Abstract

ABSTRACT This paper reports on research that uses a broad range of evidence to examine settlement patterns and field systems in a Welsh-speaking area of north Pembrokeshire where poor medieval documentation restricts conventional research. Using regressive analysis of the 1841 Tithe Schedule and documentary research into individual properties on the 1786 Land Tax list, there emerges a post-medieval settlement pattern of clustered groups of farmsteads and cottages in areas of intermixed holdings, with farmsteads in isolated positions reflecting a process of piecemeal enclosure and consolidation. In the First Edition six-inch 1888 Ordnance Survey map this pattern is obscured by roadside settlement and enclosure of common land and shared pasture, arising from an early nineteenth-century increase in small-scale owner-occupation. A concomitant decline in the numbers of large absentee landowners signals significant change in the earlier settlement pattern which was strongly affected by the capacity (or otherwise) of competing major landowners to enclose and reorganise land in a non-manorialised parish.
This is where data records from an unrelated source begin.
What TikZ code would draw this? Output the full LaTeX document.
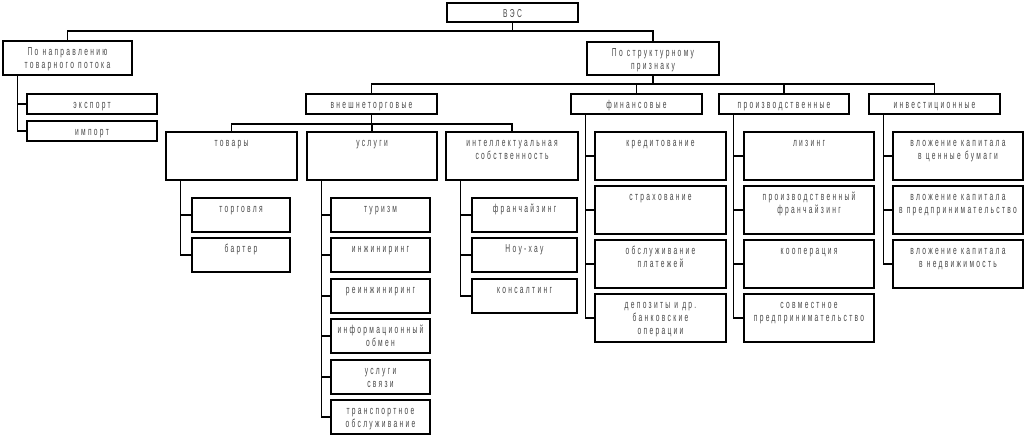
\documentclass[tikz,border=0pt]{standalone}
\usepackage{fontspec}
\newfontfamily\diafont[FakeStretch=0.58,LetterSpace=20]{Liberation Sans}
\begin{document}
\begin{tikzpicture}[x=1pt,y=-1pt,line width=1.1pt,
  box/.style={draw,inner sep=0pt,minimum width=131pt,minimum height=#1},
  box/.default=48pt,
  txt/.style={anchor=north,inner sep=0pt,yshift=-6pt,align=center,text=black!72,
    font=\diafont\fontsize{11.5}{13}\selectfont},
  lbl/.style={label={[txt]north:\rule{0pt}{8.5pt}#1}}]
 \useasboundingbox (0,0) rectangle (1025,436);
 \coordinate (bus1) at (0,31);
 \coordinate (bus2) at (0,84);
 \coordinate (bus3) at (0,124);
 % top
 \node[box=19pt,lbl={ВЭС}] (ves) at (512.5,12.5) {};
 \node[box=34pt,minimum width=129pt,lbl={По направлению\\товарного потока}] (napr) at (67.5,58) {};
 \node[box=33pt,minimum width=132pt,lbl={По структурному\\признаку}] (strukt) at (653,58.5) {};
 \node[box=20pt,minimum width=130pt,lbl={экспорт}] (eksport) at (92,104) {};
 \node[box=20pt,minimum width=130pt,lbl={импорт}] (imp) at (92,131) {};
 % second row
 \node[box=20pt,lbl={внешнеторговые}] (vnesh) at (371.5,104) {};
 \node[box=20pt,lbl={финансовые}] (fin) at (636.5,104) {};
 \node[box=20pt,minimum width=130pt,lbl={производственные}] (proizv) at (784,104) {};
 \node[box=20pt,lbl={инвестиционные}] (invest) at (934.5,104) {};
 % foreign trade
 \node[box,lbl={товары}] (tovary) at (231.5,156) {};
 \node[box,minimum width=130pt,lbl={услуги}] (uslugi) at (372,156) {};
 \node[box,minimum width=132pt,lbl={интеллектуальная\\собственность}] (intel) at (512,156) {};
 \node[box=34pt,minimum width=98pt,lbl={торговля}] (torg) at (241,215) {};
 \node[box=34pt,minimum width=98pt,lbl={бартер}] (barter) at (241,255) {};
 \node[box=34pt,minimum width=99pt,lbl={туризм}] (turizm) at (380.5,215) {};
 \node[box=34pt,minimum width=99pt,lbl={инжиниринг}] (inzh) at (380.5,255) {};
 \node[box=34pt,minimum width=99pt,lbl={реинжиниринг}] (reinzh) at (380.5,296) {};
 \node[box=34pt,minimum width=99pt,lbl={информационный\\обмен}] (inform) at (380.5,336) {};
 \node[box=34pt,minimum width=99pt,lbl={услуги\\связи}] (svyaz) at (380.5,377) {};
 \node[box=34pt,minimum width=99pt,lbl={транспортное\\обслуживание}] (transp) at (380.5,417) {};
 \node[box=34pt,minimum width=105pt,lbl={франчайзинг}] (franch) at (524.5,215) {};
 \node[box=34pt,minimum width=105pt,lbl={Ноу-хау}] (nouhau) at (524.5,255) {};
 \node[box=34pt,minimum width=105pt,lbl={консалтинг}] (konsalt) at (524.5,296) {};
 % finance, production, investment
 \node[box,lbl={кредитование}] (kredit) at (660.5,156) {};
 \node[box,lbl={страхование}] (strakh) at (660.5,210) {};
 \node[box,lbl={обслуживание\\платежей}] (plat) at (660.5,264) {};
 \node[box,lbl={депозиты и др.\\банковские\\операции}] (depoz) at (660.5,318) {};
 \node[box,minimum width=130pt,lbl={лизинг}] (lizing) at (809,156) {};
 \node[box,minimum width=130pt,lbl={производственный\\франчайзинг}] (pfranch) at (809,210) {};
 \node[box,minimum width=130pt,lbl={кооперация}] (koop) at (809,264) {};
 \node[box,minimum width=130pt,lbl={совместное\\предпринимательство}] (sovm) at (809,318) {};
 \node[box,minimum width=130pt,lbl={вложение капитала\\в ценные бумаги}] (vkl1) at (958,156) {};
 \node[box,minimum width=130pt,lbl={вложение капитала\\в предпринимательство}] (vkl2) at (958,210) {};
 \node[box,minimum width=130pt,lbl={вложение капитала\\в недвижимость}] (vkl3) at (958,264) {};
 % connectors
 \draw (ves) -- (ves |- bus1);
 \draw (napr.north) |- (ves |- bus1) -| (strukt.north);
 \draw (strukt) -- (strukt |- bus2);
 \draw (vnesh.north) |- (strukt |- bus2) -| (invest.north);
 \foreach \b in {fin,proizv} \draw (\b.north) -- (\b |- bus2);
 \draw (vnesh) -- (vnesh |- bus3);
 \draw (tovary.north) |- (vnesh |- bus3) -| (intel.north);
 \draw (uslugi.north) -- (uslugi |- bus3);
 \foreach \p/\c in {napr/eksport,napr/imp,tovary/torg,tovary/barter,
   uslugi/turizm,uslugi/inzh,uslugi/reinzh,uslugi/inform,uslugi/svyaz,uslugi/transp,
   intel/franch,intel/nouhau,intel/konsalt,fin/kredit,fin/strakh,fin/plat,fin/depoz,
   proizv/lizing,proizv/pfranch,proizv/koop,proizv/sovm,invest/vkl1,invest/vkl2,invest/vkl3}
  \draw ([xshift=15pt]\p.south west) |- (\c.west);
\end{tikzpicture}
\end{document}
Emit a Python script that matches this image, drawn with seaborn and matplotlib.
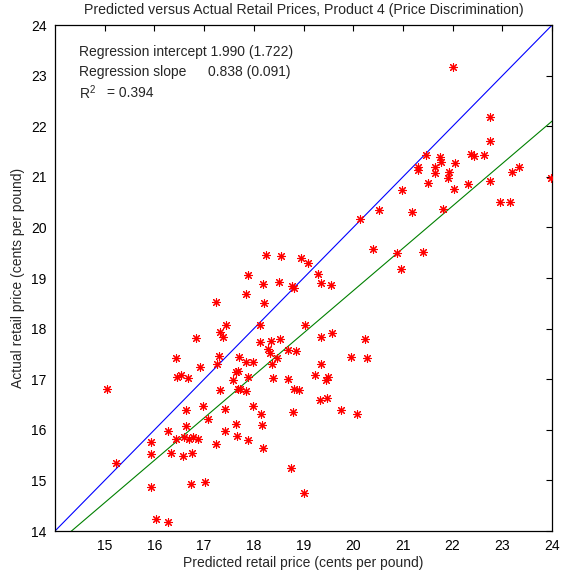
import matplotlib
matplotlib.use('Agg')
import matplotlib.pyplot as plt
import seaborn as sns
import pandas as pd

sns.set_style("white")
plt.rcParams['font.family'] = ['Liberation Sans', 'DejaVu Sans']
plt.rcParams['mathtext.default'] = 'regular'

# Data
predicted = [18.24, 18.55, 18.95, 17.88, 22.01, 22.76, 22.76, 21.46, 21.75, 21.77,
             22.36, 22.44, 22.63, 22.05, 21.31, 21.31, 21.65, 21.65, 21.92, 21.91,
             21.50, 22.03, 22.30, 22.76, 23.20, 23.34, 23.97, 20.98, 22.96, 23.16,
             20.52, 21.18, 21.80, 20.14, 20.40, 20.88, 21.40, 20.96, 19.09, 19.30,
             18.19, 18.51, 18.77, 18.80, 17.84, 17.24, 18.20, 17.44, 18.12, 19.04,
             17.33, 17.39, 16.84, 18.13, 18.35, 18.53, 18.28, 18.33, 18.68, 18.84,
             18.47, 18.37, 16.43, 17.29, 17.25, 17.70, 17.84, 17.98, 16.91, 16.45,
             16.54, 16.67, 17.68, 17.64, 17.59, 17.89, 18.39, 18.69, 15.04, 17.31,
             17.68, 17.73, 17.84, 18.80, 18.90, 16.63, 16.98, 17.43, 17.98, 18.14,
             18.79, 17.08, 16.63, 17.64, 18.17, 16.28, 16.43, 16.59, 16.70, 16.78,
             16.87, 17.42, 17.66, 17.88, 15.94, 17.24, 18.19, 15.94, 16.33, 16.58,
             16.75, 15.22, 18.75, 15.94, 16.74, 17.02, 19.00, 16.03, 16.28,
             19.35, 19.55, 19.35, 19.58, 20.24, 19.95, 20.28, 19.35, 19.23, 19.45,
             19.49, 19.33, 19.48, 19.75, 20.08]
actual = [19.46, 19.44, 19.39, 19.07, 23.18, 22.19, 21.70, 21.43, 21.40, 21.29,
          21.46, 21.41, 21.44, 21.27, 21.19, 21.13, 21.20, 21.08, 21.09, 20.98,
          20.88, 20.77, 20.86, 20.92, 21.09, 21.19, 20.98, 20.75, 20.51, 20.50,
          20.35, 20.30, 20.36, 20.17, 19.57, 19.50, 19.51, 19.17, 19.29, 19.09,
          18.88, 18.92, 18.84, 18.81, 18.68, 18.52, 18.50, 18.08, 18.08, 18.08,
          17.94, 17.84, 17.82, 17.74, 17.75, 17.80, 17.60, 17.52, 17.58, 17.56,
          17.43, 17.31, 17.43, 17.45, 17.31, 17.44, 17.35, 17.35, 17.24, 17.04,
          17.08, 17.03, 17.16, 17.15, 16.98, 17.05, 17.03, 17.00, 16.80, 16.79,
          16.81, 16.81, 16.76, 16.80, 16.79, 16.40, 16.47, 16.41, 16.48, 16.31,
          16.35, 16.21, 16.08, 16.12, 16.09, 15.98, 15.82, 15.86, 15.82, 15.86,
          15.82, 15.98, 15.87, 15.80, 15.75, 15.73, 15.65, 15.53, 15.54, 15.48,
          15.55, 15.34, 15.25, 14.88, 14.93, 14.97, 14.76, 14.24, 14.18,
          18.91, 18.87, 17.84, 17.92, 17.80, 17.44, 17.43, 17.31, 17.08, 16.98,
          17.04, 16.59, 16.62, 16.39, 16.31]

intercept = 1.990
slope = 0.838
axis_range = [14, 24]

df = pd.DataFrame({'Predicted': predicted, 'Actual': actual})

fig = plt.figure(figsize=(5.61, 5.71), dpi=100)
ax = fig.add_axes([0.098, 0.070, 0.886, 0.886])

# 45 degree line and regression line
ax.plot(axis_range, axis_range, color='#0000ff', linewidth=0.8)
ax.plot(axis_range, [intercept + slope * v for v in axis_range], color='#008000', linewidth=0.8)

sns.scatterplot(data=df, x='Predicted', y='Actual', marker=(8, 2, 0), color='red',
                edgecolor='red', s=32, linewidth=0.8, ax=ax, zorder=3)

ax.set_xlim(axis_range)
ax.set_ylim(axis_range)
ax.set_xticks(range(15, 25))
ax.set_yticks(range(14, 25))
ax.tick_params(direction='in', length=4, width=0.8, top=True, right=True,
               labelsize=10, colors='black', pad=6)
for sp in ax.spines.values():
    sp.set_color('black')
    sp.set_linewidth(0.9)

ax.set_title('Predicted versus Actual Retail Prices, Product 4 (Price Discrimination)',
             fontsize=10.2, pad=8)
ax.set_xlabel('Predicted retail price (cents per pound)', fontsize=10, labelpad=2)
ax.set_ylabel('Actual retail price (cents per pound)', fontsize=10, labelpad=4)

ax.text(14.48, 23.47, 'Regression intercept 1.990 (1.722)', fontsize=10, va='center')
ax.text(14.48, 23.08, 'Regression slope', fontsize=10, va='center')
ax.text(17.08, 23.08, '0.838 (0.091)', fontsize=10, va='center')
ax.text(14.48, 22.66, 'R$^2$', fontsize=10, va='center')
ax.text(15.04, 22.66, '= 0.394', fontsize=10, va='center')

fig.savefig('out.png', dpi=100)
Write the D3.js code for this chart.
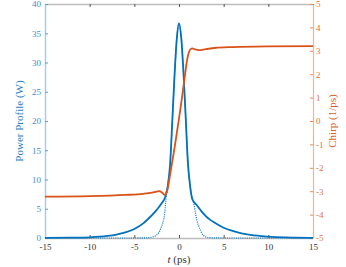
<!DOCTYPE html>
<html>
<head>
<meta charset="utf-8">
<script src="https://cdn.jsdelivr.net/npm/d3@7"></script>
<style>
  body { margin: 0; background: #fff; }
  svg, svg text { font-family: "Liberation Serif", "DejaVu Serif", serif; }
</style>
</head>
<body>
<div id="chart"></div>
<script>
const width = 346, height = 267;
const margin = {left: 45, right: 33, top: 4, bottom: 29};
const serif = "'Liberation Serif', 'DejaVu Serif', serif";

// solid power profile (W)
const tSolid = [-15, -12, -10, -8, -7, -6, -5, -4, -3.5, -3, -2.5, -2, -1.5, -1.25, -1, -0.75, -0.5, -0.25, 0,
                0.25, 0.5, 0.75, 1, 1.25, 1.5, 2, 2.5, 3, 3.5, 4, 5, 6, 7, 8, 10, 12, 15];
const pSolid = [0.01, 0.05, 0.12, 0.35, 0.58, 0.95, 1.55, 2.5, 3.2, 3.95, 4.8, 5.8, 7.2, 9.0, 12.5, 20.0, 27.8, 34.0, 36.7,
                34.2, 28.3, 20.6, 12.8, 8.8, 6.6, 5.6, 4.6, 3.75, 3.1, 2.6, 1.75, 1.2, 0.8, 0.52, 0.23, 0.1, 0.03];

// dotted power profile (W)
const tDot = [-15, -6, -4, -3.5, -3, -2.5, -2, -1.6, -1.4, -1.25, -1, -0.75, -0.5, -0.25, 0,
              0.25, 0.5, 0.75, 1, 1.25, 1.5, 1.6, 2, 2.2, 2.7, 3, 3.5, 4, 6, 15];
const pDot = [0, 0, 0.01, 0.04, 0.15, 0.5, 1.8, 4.3, 7.5, 9.0, 12.5, 20.0, 27.8, 34.0, 36.7,
              34.2, 28.3, 20.6, 12.8, 8.8, 6.6, 6.2, 3.0, 2.1, 0.5, 0.2, 0.05, 0.01, 0, 0];

// chirp (1/ps)
const tChirp = [-15, -10, -6, -4, -3, -2.5, -2.2, -1.9, -1.6, -1.45, -1.3, -1, -0.5, -0.2, 0, 0.3, 0.67, 0.9, 1.1, 1.3,
                1.5, 1.8, 2.2, 3, 4, 6, 10, 15];
const chirp = [-3.23, -3.21, -3.16, -3.11, -3.06, -3.02, -3.0, -3.06, -3.16, -3.1, -2.95, -2.3, -1.15, -0.4, 0.1, 0.9, 1.97, 2.6, 2.93, 3.07,
               3.1, 3.06, 3.03, 3.07, 3.12, 3.16, 3.19, 3.2];

const xTicks = [-15, -10, -5, 0, 5, 10, 15];
const yLTicks = [0, 5, 10, 15, 20, 25, 30, 35, 40];
const yRTicks = [-5, -4, -3, -2, -1, 0, 1, 2, 3, 4, 5];

const blue = "#0072BD", orange = "#D95319";
const plain = d => String(d);

const x = d3.scaleLinear().domain([-15, 15]).range([margin.left, width - margin.right]);
const yL = d3.scaleLinear().domain([0, 40]).range([height - margin.bottom, margin.top]);
const yR = d3.scaleLinear().domain([-5, 5]).range([height - margin.bottom, margin.top]);

const svg = d3.select("#chart").append("svg")
    .attr("width", width)
    .attr("height", height);

// axes
const gBottom = svg.append("g")
    .attr("transform", "translate(0," + (height - margin.bottom) + ")")
    .call(d3.axisBottom(x).tickValues(xTicks).tickSizeInner(-3).tickSizeOuter(0).tickPadding(6)
        .tickFormat(plain));
gBottom.attr("font-family", serif);
gBottom.select(".domain").attr("stroke", "#bdbdbd").attr("stroke-width", 1.5);
gBottom.selectAll(".tick line").attr("stroke", "#555");
gBottom.selectAll("text").attr("fill", "#333").style("font-size", "9px");

const gTop = svg.append("g")
    .attr("transform", "translate(0," + margin.top + ")")
    .call(d3.axisTop(x).tickValues(xTicks).tickSizeInner(-3).tickSizeOuter(0).tickFormat(""));
gTop.select(".domain").attr("stroke", "#bdbdbd").attr("stroke-width", 1.5);
gTop.selectAll(".tick line").attr("stroke", "#555");

const gLeft = svg.append("g")
    .attr("transform", "translate(" + margin.left + ",0)")
    .call(d3.axisLeft(yL).tickValues(yLTicks).tickSizeInner(-3).tickSizeOuter(0).tickPadding(4)
        .tickFormat(plain));
gLeft.attr("font-family", serif);
gLeft.select(".domain").attr("stroke", "#a9cbe8").attr("stroke-width", 1.5);
gLeft.selectAll(".tick line").attr("stroke", "#5a9fd4");
gLeft.selectAll("text").attr("fill", "#3d8ccb").style("font-size", "9px");

const gRight = svg.append("g")
    .attr("transform", "translate(" + (width - margin.right) + ",0)")
    .call(d3.axisRight(yR).tickValues(yRTicks).tickSizeInner(-3).tickSizeOuter(0).tickPadding(3)
        .tickFormat(plain));
gRight.attr("font-family", serif);
gRight.select(".domain").attr("stroke", "#f0b594").attr("stroke-width", 1.2);
gRight.selectAll(".tick line").attr("stroke", "#e58a5e");
gRight.selectAll("text").attr("fill", "#e0703e").style("font-size", "9px");

// lines
const lineSolid = d3.line().x((d, i) => x(tSolid[i])).y(d => yL(d)).curve(d3.curveMonotoneX);
const lineDot = d3.line().x((d, i) => x(tDot[i])).y(d => yL(d)).curve(d3.curveMonotoneX);
const lineChirp = d3.line().x((d, i) => x(tChirp[i])).y(d => yR(d)).curve(d3.curveMonotoneX);

svg.append("path")
    .attr("d", lineDot(pDot))
    .attr("fill", "none")
    .attr("stroke", blue)
    .attr("stroke-width", 1.2)
    .attr("stroke-dasharray", "1,1.2");

svg.append("path")
    .attr("d", lineSolid(pSolid))
    .attr("fill", "none")
    .attr("stroke", blue)
    .attr("stroke-width", 1.8);

svg.append("path")
    .attr("d", lineChirp(chirp))
    .attr("fill", "none")
    .attr("stroke", orange)
    .attr("stroke-width", 1.8);

// labels
svg.append("text")
    .attr("transform", "translate(23," + yL(20) + ") rotate(-90)")
    .attr("text-anchor", "middle")
    .attr("fill", "#2a7fc2")
    .style("font-size", "11px")
    .text("Power Profile (W)");

svg.append("text")
    .attr("transform", "translate(336," + yR(0) + ") rotate(-90)")
    .attr("text-anchor", "middle")
    .attr("fill", "#db5f2a")
    .style("font-size", "11px")
    .text("Chirp (1/ps)");

const xl = svg.append("text")
    .attr("x", x(0))
    .attr("y", 263)
    .attr("text-anchor", "middle")
    .attr("fill", "#333")
    .style("font-size", "11px");
xl.append("tspan").style("font-style", "italic").text("t");
xl.append("tspan").text(" (ps)");
</script>
</body>
</html>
Place-names track this process of enclosure, with landholdings at the heart of settlement clusters sharing names that are first recorded between the fourteenth and late sixteenth century. Outlying farmsteads bear later names that attest to previous use as moor and shared pasture and, with field-names, provide evidence of a medieval agricultural pattern of infield-outfield, with small open fields adjacent to loosely nucleated hamlets of probable bond origin.